Dataset extract

==============================

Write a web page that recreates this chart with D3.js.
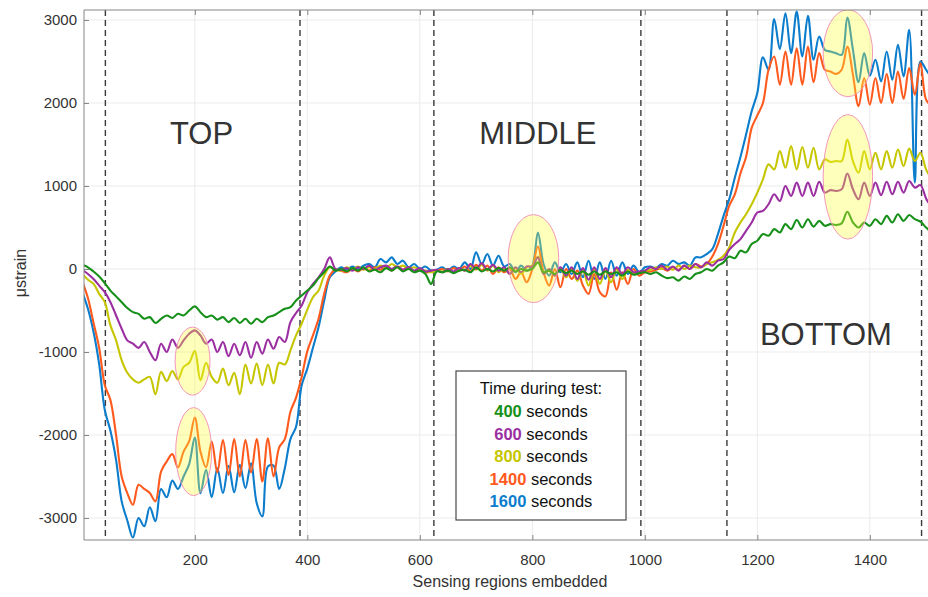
<!DOCTYPE html>
<html>
<head>
<meta charset="utf-8">
<script src="https://cdn.jsdelivr.net/npm/d3@7"></script>
<style>
  html, body { margin: 0; padding: 0; background: #fff; }
  svg { display: block; font-family: "Liberation Sans", Arial, Helvetica, sans-serif; }
</style>
</head>
<body>
<script>
// ---------------- DATA ----------------
// sensing region positions (every 10th region)
const positions = d3.range(0, 1520, 10);

const seriesNames = ["400", "600", "800", "1400", "1600"];
const seriesColors = ["#17901a", "#9b2fa1", "#c6c600", "#ff5a1e", "#0b7dcc"];

const s400 = [
  50, 20, -30, -90, -170, -260, -330, -400, -470, -520,
  -540, -600, -580, -650, -600, -560, -590, -540, -560, -500,
  -450, -520, -580, -560, -610, -580, -640, -590, -650, -600,
  -660, -600, -640, -580, -560, -520, -480, -460, -380, -320,
  -260, -200, -110, -40, 30, -20, 0, -30, 10, -20,
  20, -30, -10, -40, 10, -20, 20, -30, 0, -40,
  -20, -60, -180, -30, -40, -20, -50, -20, -10, -40,
  20, -30, 0, -30, 10, -20, 20, -30, 0, -20,
  0, 80, -40, -20, -60, -10, -50, -20, -60, -30,
  -70, -30, -70, -30, -60, -40, -80, -30, -70, -50,
  -40, -60, -40, -80, -110, -100, -140, -90, -120, -60,
  -40, 0, -20, 40, 80, 150, 130, 220, 200, 300,
  340, 420, 400, 480, 440, 540, 480, 590, 500, 600,
  510, 580, 520, 540, 530, 550, 690, 560, 500, 560,
  520, 600, 540, 640, 560, 660, 580, 650, 600, 570,
  500, 440
];

const s600 = [
  -10, -60, -120, -200, -280, -400, -560, -720, -860, -900,
  -950, -880, -1000, -1100, -900, -1000, -850, -950, -860, -780,
  -740, -800, -900, -850, -1000, -880, -1050, -900, -1040, -880,
  -1070, -880, -1020, -850, -960, -820, -880, -640, -530, -440,
  -280, -180, -100, 0, 140, 0, -10, 10, -20, 20,
  0, 40, -10, 20, 40, 0, 30, -10, 20, -20,
  10, -30, -20, -10, -40, 0, -30, 10, -20, 60,
  0, 70, -10, 50, -20, 20, -60, 20, -40, 30,
  30, 140, -60, 0, -80, 20, -80, 20, -120, 10,
  -130, 20, -120, 10, -100, 20, -60, 20, -40, -30,
  -20, 20, 0, 40, -10, 30, -20, 40, 0, 60,
  20, 80, 40, 100, 120, 230, 300, 360, 460, 560,
  680, 700, 780, 900, 820, 1000, 880, 1040, 880, 1040,
  880, 1050, 920, 950, 940, 960, 1150, 960, 840, 1040,
  880, 1040, 890, 1050, 900, 1050, 920, 1060, 980, 1010,
  850, 740
];

const s800 = [
  -60, -130, -180, -300, -400, -680, -860, -1100, -1250, -1330,
  -1370, -1330, -1300, -1510, -1240, -1350, -1230, -1330, -1180, -1130,
  -990, -1340, -1130, -1300, -1370, -1200, -1400, -1250, -1510, -1150,
  -1380, -1140, -1400, -1150, -1380, -1130, -1150, -980, -800, -660,
  -490, -340, -260, -80, 20, -10, -20, 20, -10, 30,
  -10, 20, 0, 40, 10, 60, 20, 40, 0, 20,
  -10, -20, -40, -20, -30, 0, -40, 10, -20, 40,
  -10, 50, -20, 40, -40, 10, -60, 10, -60, 20,
  40, 150, -40, -20, -80, 0, -100, 0, -140, -20,
  -200, 0, -180, -20, -160, 0, -120, -10, -60, -40,
  -20, -10, 20, 0, 30, -10, 40, 0, 40, 20,
  20, 60, 80, 110, 160, 260, 440, 560, 660, 780,
  920, 1080, 1260, 1200, 1420, 1220, 1480, 1200, 1470, 1220,
  1460, 1200, 1320, 1290, 1300, 1300, 1560, 1300, 1160, 1420,
  1200, 1400, 1200, 1420, 1220, 1440, 1240, 1450, 1300, 1400,
  1200, 1080
];

const s1400 = [
  -150, -350, -650, -950, -1400, -1580, -2000, -2500, -2700, -2840,
  -2600, -2650, -2700, -2800, -2440, -2320, -2230, -2390, -2200, -2075,
  -1790, -2200, -2390, -2080, -2450, -2060, -2480, -2050, -2500, -2060,
  -2450, -2050, -2560, -2040, -2500, -2150, -2050, -1720, -1550, -1300,
  -990, -800, -600, -300, -80, -10, -20, -40, 0, -30,
  10, -20, 20, -10, 30, -20, 30, -10, 20, -30,
  -10, -40, -30, -20, 0, -30, 10, -20, 30, -30,
  50, -20, 40, -60, 20, -40, 0, -120, -40, -160,
  0, 270, -40, -200, 0, -220, 0, -120, -20, -200,
  -300, -60, -280, -330, -40, -250, -40, -180, 0, -80,
  -40, -30, -10, 10, -20, 20, -10, 40, 0, 60,
  30, 60, 150, 300, 520, 760, 900, 1150, 1350, 1700,
  1850, 2000, 2400, 2560, 2220, 2620, 2220, 2660, 2220, 2680,
  2250, 2600, 2400, 2380, 2350, 2400, 2680, 2340, 1960, 2300,
  1980, 2300, 2000, 2350, 2000, 2380, 2050, 2420, 2100, 2480,
  2040, 1960
];

const s1600 = [
  -280, -480, -760, -1150, -1700, -1950, -2300, -2800, -3030, -3235,
  -3000, -3100, -2870, -3040, -2650, -2750, -2550, -2650, -2500, -2350,
  -2030, -2700, -2420, -2750, -2400, -2700, -2370, -2690, -2360, -2640,
  -2340, -2820, -2980, -2380, -2370, -2650, -2400, -2050, -1900, -1400,
  -1200, -950, -700, -380, -100, -30, 20, -10, 30, 0,
  40, 60, 20, 120, 80, 140, 60, 100, 20, 60,
  0, 30, -20, -10, 20, -20, 30, 0, 80, 0,
  200, 60, 180, 40, 160, 30, 60, -40, 40, -20,
  40, 440, 60, -80, 80, -40, 60, -60, 80, -100,
  100, -120, 80, -120, 100, -80, 80, -60, 40, -40,
  20, 30, 10, 60, 40, 100, 60, 80, 40, 140,
  140, 180, 240, 420, 640, 840, 1100, 1350, 1620, 1900,
  2120, 2550, 2400, 3010, 2650, 3080, 2600, 3100, 2560, 3050,
  2520, 2800, 2640, 2620, 2600, 2580, 3030, 2640, 2250, 2600,
  2330, 2520, 2260, 2620, 2280, 2700, 2320, 2880, 1040, 2500,
  2400, 2300
];

const xTicks = [200, 400, 600, 800, 1000, 1200, 1400];
const yTicks = [-3000, -2000, -1000, 0, 1000, 2000, 3000];
const dividers = [41, 387, 625, 993, 1146, 1492];
const regionLabels = ["TOP", "MIDDLE", "BOTTOM"];
const regionLabelX = [212, 810, 1322];
const regionLabelY = [1500, 1500, -920];
const highlightCx = [196, 198, 802, 1361, 1361];
const highlightCy = [-1110, -2200, 125, 2600, 1110];
const highlightRx = [31, 32, 45, 44, 44];
const highlightRy = [410, 530, 530, 524, 750];
const legendTitle = "Time during test:";

// ---------------- CHART ----------------
const W = 928, H = 597;
const svg = d3.select("body").append("svg").attr("width", W).attr("height", H);

const x = d3.scaleLinear().domain([3, 1520]).range([84, 84 + (1520 - 3) * 0.5625]);
const y = d3.scaleLinear().domain([-3265, 3120]).range([540, 10]);

const plotL = 84, plotR = W, plotT = 10, plotB = 540;

svg.append("defs").append("clipPath").attr("id", "plotclip")
  .append("rect").attr("x", plotL).attr("y", plotT).attr("width", plotR - plotL).attr("height", plotB - plotT);

// grid
const grid = svg.append("g");
grid.selectAll(".gx").data(xTicks).join("line")
  .attr("x1", d => x(d)).attr("x2", d => x(d)).attr("y1", plotT).attr("y2", plotB)
  .attr("stroke", "#ebebeb").attr("stroke-width", 1);
grid.selectAll(".gy").data(yTicks).join("line")
  .attr("x1", plotL).attr("x2", plotR).attr("y1", d => y(d)).attr("y2", d => y(d))
  .attr("stroke", "#ebebeb").attr("stroke-width", 1);

// region dividers
svg.append("g").selectAll("line").data(dividers).join("line")
  .attr("x1", d => x(d)).attr("x2", d => x(d)).attr("y1", plotT).attr("y2", plotB)
  .attr("stroke", "#3a3a3a").attr("stroke-width", 1.4).attr("stroke-dasharray", "6,4");

// region labels
svg.append("g").selectAll("text").data(regionLabels).join("text")
  .attr("x", (d, i) => x(regionLabelX[i])).attr("y", (d, i) => y(regionLabelY[i]))
  .attr("text-anchor", "middle").attr("font-size", 31).attr("fill", "#333")
  .text(d => d);

// lines
const allSeries = [s400, s600, s800, s1400, s1600];
const line = d3.line()
  .defined(d => d[1] !== null)
  .curve(d3.curveCatmullRom.alpha(0.5))
  .x(d => x(d[0])).y(d => y(d[1]));
const drawOrder = [4, 3, 2, 1, 0];
const lines = svg.append("g").attr("clip-path", "url(#plotclip)");
drawOrder.forEach(i => {
  lines.append("path")
    .datum(positions.map((p, k) => [p, allSeries[i][k]]))
    .attr("fill", "none").attr("stroke", seriesColors[i])
    .attr("stroke-width", 2.1).attr("stroke-linejoin", "round")
    .attr("d", line);
});

// highlight ellipses
svg.append("g").attr("clip-path", "url(#plotclip)")
  .selectAll("ellipse").data(highlightCx).join("ellipse")
  .attr("cx", d => x(d)).attr("cy", (d, i) => y(highlightCy[i]))
  .attr("rx", (d, i) => x(d + highlightRx[i]) - x(d))
  .attr("ry", (d, i) => y(0) - y(highlightRy[i]))
  .attr("fill", "#ffff33").attr("fill-opacity", 0.33)
  .attr("stroke", "#f08ab8").attr("stroke-width", 0.9);

// axes box
const axisColor = "#858585";
svg.append("line").attr("x1", plotL).attr("x2", plotR).attr("y1", plotB).attr("y2", plotB).attr("stroke", axisColor);
svg.append("line").attr("x1", plotL).attr("x2", plotR).attr("y1", plotT).attr("y2", plotT).attr("stroke", axisColor);
svg.append("line").attr("x1", plotL).attr("x2", plotL).attr("y1", plotT).attr("y2", plotB).attr("stroke", axisColor);

const plainFmt = d => String(d);
const xAxis = svg.append("g").attr("transform", `translate(0,${plotB})`)
  .call(d3.axisBottom(x).tickValues(xTicks).tickSize(-5).tickPadding(14).tickFormat(plainFmt));
const xTop = svg.append("g").attr("transform", `translate(0,${plotT})`)
  .call(d3.axisTop(x).tickValues(xTicks).tickSize(-5).tickFormat(""));
const yAxis = svg.append("g").attr("transform", `translate(${plotL},0)`)
  .call(d3.axisLeft(y).tickValues(yTicks).tickSize(-5).tickPadding(7).tickFormat(plainFmt));
[xAxis, xTop, yAxis].forEach(g => {
  g.select(".domain").remove();
  g.selectAll(".tick line").attr("stroke", axisColor);
  g.selectAll(".tick text").attr("fill", "#333").attr("font-size", 15)
    .attr("font-family", "'Liberation Sans', Arial, sans-serif");
});

// axis titles
svg.append("text").attr("x", 510).attr("y", 587).attr("text-anchor", "middle")
  .attr("font-size", 16).attr("fill", "#333").text("Sensing regions embedded");
svg.append("text").attr("transform", "translate(26,273) rotate(-90)").attr("text-anchor", "middle")
  .attr("font-size", 16).attr("fill", "#333").text("μstrain");

// legend
const lg = svg.append("g");
lg.append("rect").attr("x", 456).attr("y", 371).attr("width", 170).attr("height", 149)
  .attr("fill", "#fff").attr("stroke", "#4a4a4a").attr("stroke-width", 1.2);
lg.append("text").attr("x", 541).attr("y", 394).attr("text-anchor", "middle")
  .attr("font-size", 16.5).attr("fill", "#111").text(legendTitle);
seriesNames.forEach((n, i) => {
  const t = lg.append("text").attr("x", 541).attr("y", 417 + i * 22.5)
    .attr("text-anchor", "middle").attr("font-size", 16.5);
  t.append("tspan").attr("font-weight", "bold").attr("fill", seriesColors[i]).text(n);
  t.append("tspan").attr("fill", "#111").text(" seconds");
});
</script>
</body>
</html>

==============================

Problem requirements
Repeat the listing above from its first line through the line that contains "const positions = d3.range(0, 1520, 10);", both included, and nothing more. Drop the pictures.

Solution below
Write a web page that recreates this chart with D3.js.
<!DOCTYPE html>
<html>
<head>
<meta charset="utf-8">
<script src="https://cdn.jsdelivr.net/npm/d3@7"></script>
<style>
  html, body { margin: 0; padding: 0; background: #fff; }
  svg { display: block; font-family: "Liberation Sans", Arial, Helvetica, sans-serif; }
</style>
</head>
<body>
<script>
// ---------------- DATA ----------------
// sensing region positions (every 10th region)
const positions = d3.range(0, 1520, 10);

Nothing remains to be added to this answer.